Painlevé, averti par un journaliste que le récit de sa conversation avec Hadamard avait été gravement altéré, se rendit chez Gonse. Il croyait alors à la culpabilité de Dreyfus, parce qu’il croyait que l’État-Major en avait des preuves certaines ; mais, comme il était aussi honnête homme que savant, l’idée qu’un propos de lui, inexactement rapporté, fût devenu une charge, lui était odieuse ; il s’étonnait, au surplus, que le sous-chef de l’État-Major, armé, comme il devait l’être, de témoignages formels, s’occupât d’un simple racontar. Il insista donc, avec beaucoup de force, sur les affirmations répétées d’Hadamard au sujet de l’innocence de Dreyfus ; la phrase relative à la vie privée du condamné, son interlocuteur « l’avait dite précisément pour montrer qu’il n’apportait dans l’affaire ni sentimentalité ni esprit de famille, et pour bien établir la valeur intrinsèque de ses arguments[1] ». Gonse l’écouta, de l’air benêt qui lui était habituel ; dans ces conditions, le récit de Painlevé n’apportait rien de nouveau et n’avait aucun intérêt ; il ne lui demandait même pas de le mettre par écrit[2].
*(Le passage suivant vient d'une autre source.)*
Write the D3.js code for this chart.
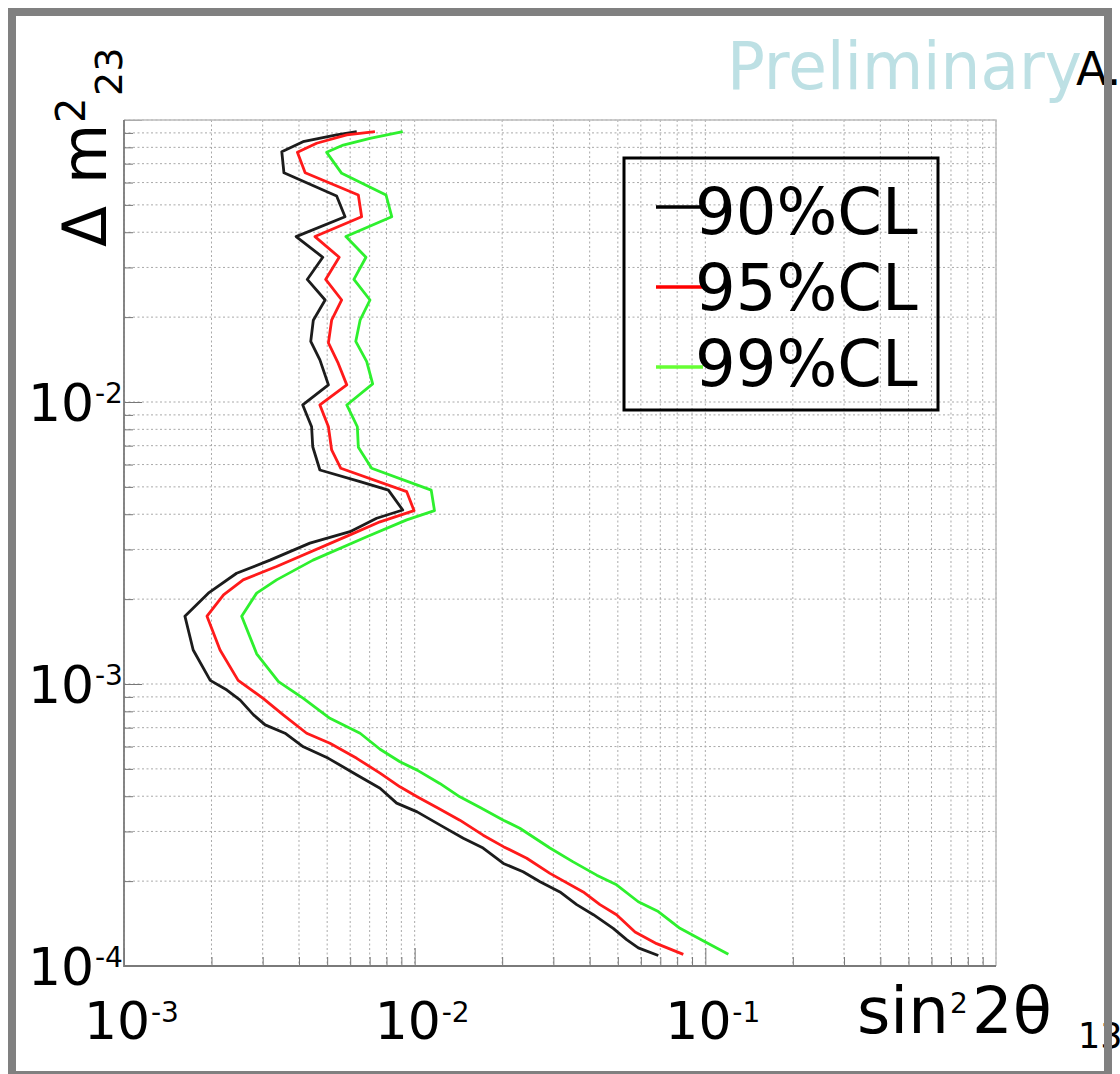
<!DOCTYPE html>
<html lang="en">
<head>
    <meta charset="UTF-8">
    <title>sin2 2theta13 vs dm2 23</title>
    <script src="https://cdn.jsdelivr.net/npm/d3@7/dist/d3.min.js"></script>
    <style>
        body { margin: 0; background: #fff; }
        text { font-family: "DejaVu Sans", sans-serif; fill: #000; }
        .grid line { stroke: #a9a9a9; stroke-width: 1px; stroke-dasharray: 2, 2.5; }
        .tick-axis line { stroke: #777; stroke-width: 1px; }
        .curve { fill: none; stroke-width: 2.8px; stroke-linejoin: round; }
    </style>
</head>
<body>
    <div id="charts"></div>
    <script>
        // contour points: [sin^2 2theta13, delta m^2 23], read top to bottom
        const cl90 = [
            [6.32e-3, 0.0909], [5.39e-3, 0.0885], [4.13e-3, 0.0838], [3.49e-3, 0.0772], [3.55e-3, 0.0650],
            [5.39e-3, 0.0538], [5.76e-3, 0.0454], [3.91e-3, 0.0386], [4.83e-3, 0.0326], [4.27e-3, 0.0272],
            [4.92e-3, 0.0230], [4.48e-3, 0.0195], [4.39e-3, 0.0164], [4.72e-3, 0.0141], [5.05e-3, 0.0115],
            [4.12e-3, 9.76e-3], [4.42e-3, 8.17e-3], [4.46e-3, 6.94e-3], [4.72e-3, 5.74e-3], [6.49e-3, 5.22e-3],
            [8.12e-3, 4.87e-3], [9.10e-3, 4.14e-3], [7.40e-3, 3.87e-3], [5.99e-3, 3.47e-3], [4.36e-3, 3.16e-3],
            [3.18e-3, 2.75e-3], [2.44e-3, 2.47e-3], [1.95e-3, 2.10e-3], [1.62e-3, 1.74e-3], [1.73e-3, 1.32e-3],
            [1.98e-3, 1.03e-3], [2.26e-3, 9.52e-4], [2.51e-3, 8.77e-4], [2.79e-3, 7.77e-4], [3.06e-3, 7.16e-4],
            [3.58e-3, 6.69e-4], [4.14e-3, 5.99e-4], [5.05e-3, 5.45e-4], [6.33e-3, 4.76e-4], [7.60e-3, 4.27e-4],
            [8.67e-3, 3.78e-4], [1.02e-2, 3.52e-4], [1.25e-2, 3.12e-4], [1.47e-2, 2.84e-4], [1.72e-2, 2.62e-4],
            [2.02e-2, 2.31e-4], [2.36e-2, 2.16e-4], [2.70e-2, 1.99e-4], [3.16e-2, 1.83e-4], [3.61e-2, 1.65e-4],
            [4.12e-2, 1.52e-4], [4.82e-2, 1.36e-4], [5.36e-2, 1.24e-4], [5.88e-2, 1.16e-4], [6.89e-2, 1.09e-4]
        ];
        const cl95 = [
            [7.30e-3, 0.0909], [5.84e-3, 0.0885], [4.60e-3, 0.0827], [3.95e-3, 0.0768], [4.20e-3, 0.0650],
            [6.40e-3, 0.0542], [6.57e-3, 0.0454], [4.54e-3, 0.0386], [5.50e-3, 0.0326], [4.94e-3, 0.0272],
            [5.61e-3, 0.0230], [5.18e-3, 0.0195], [5.05e-3, 0.0162], [5.46e-3, 0.0137], [5.84e-3, 0.0115],
            [4.72e-3, 9.76e-3], [5.05e-3, 8.17e-3], [5.18e-3, 6.76e-3], [5.57e-3, 5.82e-3], [9.39e-3, 4.81e-3],
            [9.95e-3, 4.12e-3], [7.60e-3, 3.76e-3], [5.99e-3, 3.38e-3], [3.35e-3, 2.61e-3], [2.57e-3, 2.34e-3],
            [2.20e-3, 2.07e-3], [1.93e-3, 1.74e-3], [2.14e-3, 1.32e-3], [2.47e-3, 1.03e-3], [3.01e-3, 8.89e-4],
            [3.53e-3, 7.77e-4], [4.25e-3, 6.69e-4], [5.11e-3, 6.16e-4], [6.32e-3, 5.45e-4], [7.60e-3, 4.83e-4],
            [8.90e-3, 4.32e-4], [1.02e-2, 3.98e-4], [1.21e-2, 3.62e-4], [1.43e-2, 3.29e-4], [1.72e-2, 2.91e-4],
            [2.02e-2, 2.65e-4], [2.43e-2, 2.41e-4], [2.92e-2, 2.13e-4], [3.80e-2, 1.83e-4], [4.34e-2, 1.65e-4],
            [4.95e-2, 1.52e-4], [5.73e-2, 1.32e-4], [6.80e-2, 1.20e-4], [8.40e-2, 1.10e-4]
        ];
        const cl99 = [
            [9.10e-3, 0.0909], [7.02e-3, 0.0861], [5.68e-3, 0.0815], [4.98e-3, 0.0768], [5.61e-3, 0.0647],
            [7.97e-3, 0.0542], [8.34e-3, 0.0454], [5.80e-3, 0.0386], [6.80e-3, 0.0326], [6.18e-3, 0.0272],
            [7.02e-3, 0.0230], [6.49e-3, 0.0195], [6.27e-3, 0.0164], [6.84e-3, 0.0139], [7.17e-3, 0.0116],
            [5.84e-3, 9.76e-3], [6.35e-3, 8.17e-3], [6.40e-3, 6.91e-3], [7.11e-3, 5.82e-3], [1.14e-2, 4.87e-3],
            [1.17e-2, 4.12e-3], [9.39e-3, 3.82e-3], [6.84e-3, 3.33e-3], [4.47e-3, 2.75e-3], [3.35e-3, 2.34e-3],
            [2.86e-3, 2.10e-3], [2.54e-3, 1.74e-3], [2.86e-3, 1.28e-3], [3.40e-3, 1.02e-3], [4.14e-3, 8.89e-4],
            [5.11e-3, 7.56e-4], [6.49e-3, 6.69e-4], [7.60e-3, 5.87e-4], [8.90e-3, 5.30e-4], [1.02e-2, 4.95e-4],
            [1.22e-2, 4.44e-4], [1.43e-2, 3.98e-4], [1.68e-2, 3.65e-4], [2.02e-2, 3.29e-4], [2.30e-2, 3.08e-4],
            [2.92e-2, 2.62e-4], [3.51e-2, 2.34e-4], [4.23e-2, 2.10e-4], [4.95e-2, 1.94e-4], [5.88e-2, 1.69e-4],
            [6.89e-2, 1.56e-4], [8.18e-2, 1.36e-4], [9.97e-2, 1.22e-4], [0.120, 1.10e-4]
        ];
        const seriesNames = ["90%CL", "95%CL", "99%CL"];
        const xTickExps = [-3, -2, -1];
        const yTickExps = [-4, -3, -2];

        // styles (kept apart from the data)
        const curveColors = ["#1c1c1c", "#ff1a1a", "#2ef02e"];
        const legendColors = ["#000000", "#ff0000", "#66ff33"];

        const W = 1120, H = 1074;
        const plot = { left: 124, right: 996, top: 120, bottom: 966 };

        const x = d3.scaleLog().domain([1e-3, 1]).range([plot.left, plot.right]);
        const y = d3.scaleLog().domain([1e-4, 1e-1]).range([plot.bottom, plot.top]);

        const svg = d3.select("#charts")
            .append("svg")
            .attr("width", W)
            .attr("height", H);

        svg.append("rect").attr("width", W).attr("height", H).attr("fill", "#fff");

        // dotted grid, one line per 1..9 x 10^n
        const grid = svg.append("g").attr("class", "grid");
        grid.selectAll(".gx").data(x.ticks()).join("line")
            .attr("x1", d => x(d)).attr("x2", d => x(d))
            .attr("y1", plot.top).attr("y2", plot.bottom);
        grid.selectAll(".gy").data(y.ticks()).join("line")
            .attr("class", "gy")
            .attr("x1", plot.left).attr("x2", plot.right)
            .attr("y1", d => y(d)).attr("y2", d => y(d));

        // inward ticks, minor and major
        const isMajor = d => Math.abs(Math.log10(d) - Math.round(Math.log10(d))) < 1e-6;
        const minorX = x.ticks().filter(d => !isMajor(d));
        const minorY = y.ticks().filter(d => !isMajor(d));
        const majorX = xTickExps.map(e => Math.pow(10, e));
        const majorY = yTickExps.map(e => Math.pow(10, e)).concat([1e-1]);

        function addAxis(axis, tf) {
            const g = svg.append("g").attr("class", "tick-axis").attr("transform", tf).call(axis);
            g.select(".domain").remove();
            return g;
        }
        addAxis(d3.axisBottom(x).tickValues(minorX).tickSize(-9).tickFormat(""), "translate(0," + plot.bottom + ")");
        addAxis(d3.axisBottom(x).tickValues(majorX).tickSize(-18).tickFormat(""), "translate(0," + plot.bottom + ")");
        addAxis(d3.axisLeft(y).tickValues(minorY).tickSize(-9).tickFormat(""), "translate(" + plot.left + ",0)");
        addAxis(d3.axisLeft(y).tickValues(majorY).tickSize(-18).tickFormat(""), "translate(" + plot.left + ",0)");

        // plot frame
        svg.append("path")
            .attr("d", "M" + plot.left + "," + plot.top + "H" + plot.right + "V" + plot.bottom)
            .attr("fill", "none").attr("stroke", "#bdbdbd").attr("stroke-width", 1.5);
        svg.append("path")
            .attr("d", "M" + plot.left + "," + plot.top + "V" + plot.bottom + "H" + plot.right)
            .attr("fill", "none").attr("stroke", "#7a7a7a").attr("stroke-width", 1.8);

        // contours
        const line = d3.line().x(d => x(d[0])).y(d => y(d[1]));
        [cl90, cl95, cl99].forEach((s, i) => {
            svg.append("path").datum(s)
                .attr("class", "curve")
                .attr("stroke", curveColors[i])
                .attr("d", line);
        });

        // x tick labels 10^n
        xTickExps.forEach(e => {
            const px = x(Math.pow(10, e));
            const t = svg.append("text").attr("x", px - 40).attr("y", 1039).style("font-size", "52px");
            t.append("tspan").text("10");
            t.append("tspan").attr("x", px + 27).attr("y", 1022).style("font-size", "28px").text(String(e));
        });

        // y tick labels 10^n
        yTickExps.forEach(e => {
            const py = y(Math.pow(10, e));
            const t = svg.append("text").attr("x", 28).attr("y", py + 19).style("font-size", "52px");
            t.append("tspan").text("10");
            t.append("tspan").attr("x", 95).attr("y", py + 1).style("font-size", "28px").text(String(e));
        });

        // axis titles
        const xt = svg.append("text").attr("y", 1033);
        xt.append("tspan").attr("x", 857).style("font-size", "64px").text("sin");
        xt.append("tspan").attr("x", 950).attr("y", 1013).style("font-size", "28px").text("2");
        xt.append("tspan").attr("x", 972).attr("y", 1033).style("font-size", "64px").text("2θ");
        xt.append("tspan").attr("x", 1078).attr("y", 1048).style("font-size", "35px").text("13");

        const yt = svg.append("text").attr("transform", "translate(106,247) rotate(-90)");
        yt.append("tspan").attr("x", 0).attr("y", 0).style("font-size", "60px").text("Δ");
        yt.append("tspan").attr("x", 63).attr("y", 0).style("font-size", "62px").text("m");
        yt.append("tspan").attr("x", 124).attr("y", -21).style("font-size", "40px").text("2");
        yt.append("tspan").attr("x", 151).attr("y", 16).style("font-size", "38px").text("23");

        // legend
        const legend = svg.append("g");
        legend.append("rect")
            .attr("x", 624).attr("y", 158).attr("width", 314).attr("height", 252)
            .attr("fill", "none").attr("stroke", "#000").attr("stroke-width", 3);
        seriesNames.forEach((name, i) => {
            legend.append("line")
                .attr("x1", 656).attr("x2", 703)
                .attr("y1", 207 + i * 80).attr("y2", 207 + i * 80)
                .attr("stroke", legendColors[i]).attr("stroke-width", 3.5);
            legend.append("text")
                .attr("x", 695).attr("y", 233.5 + i * 76)
                .style("font-size", "64px")
                .text(name);
        });

        // watermark and label
        svg.append("text")
            .attr("x", 727).attr("y", 89)
            .attr("textLength", 355).attr("lengthAdjust", "spacingAndGlyphs")
            .style("font-size", "65px").style("fill", "#bde0e4")
            .text("Preliminary");
        svg.append("text")
            .attr("x", 1076).attr("y", 85)
            .style("font-size", "46px")
            .text("A.");

        // outer gray frame
        svg.append("rect")
            .attr("x", 12).attr("y", 12).attr("width", 1096).attr("height", 1063)
            .attr("fill", "none").attr("stroke", "#808080").attr("stroke-width", 8);
    </script>
</body>
</html>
Painlevé parti, Gonse rédigea en ces termes, qu’il affirmait être « textuels » et avoir été confirmés par le mathématicien, en présence de d’Ocagne, la déclaration d’Hadamard : « Je n’ai pas voulu dire que je croyais Dreyfus innocent ; d’ailleurs, depuis son arrestation, nous avons eu, dans sa famille, connaissance de certains faits

  1. Rennes, III, 334 et suiv., Painlevé.
  2. Ibid., 335, Painlevé ; 340, Gonse.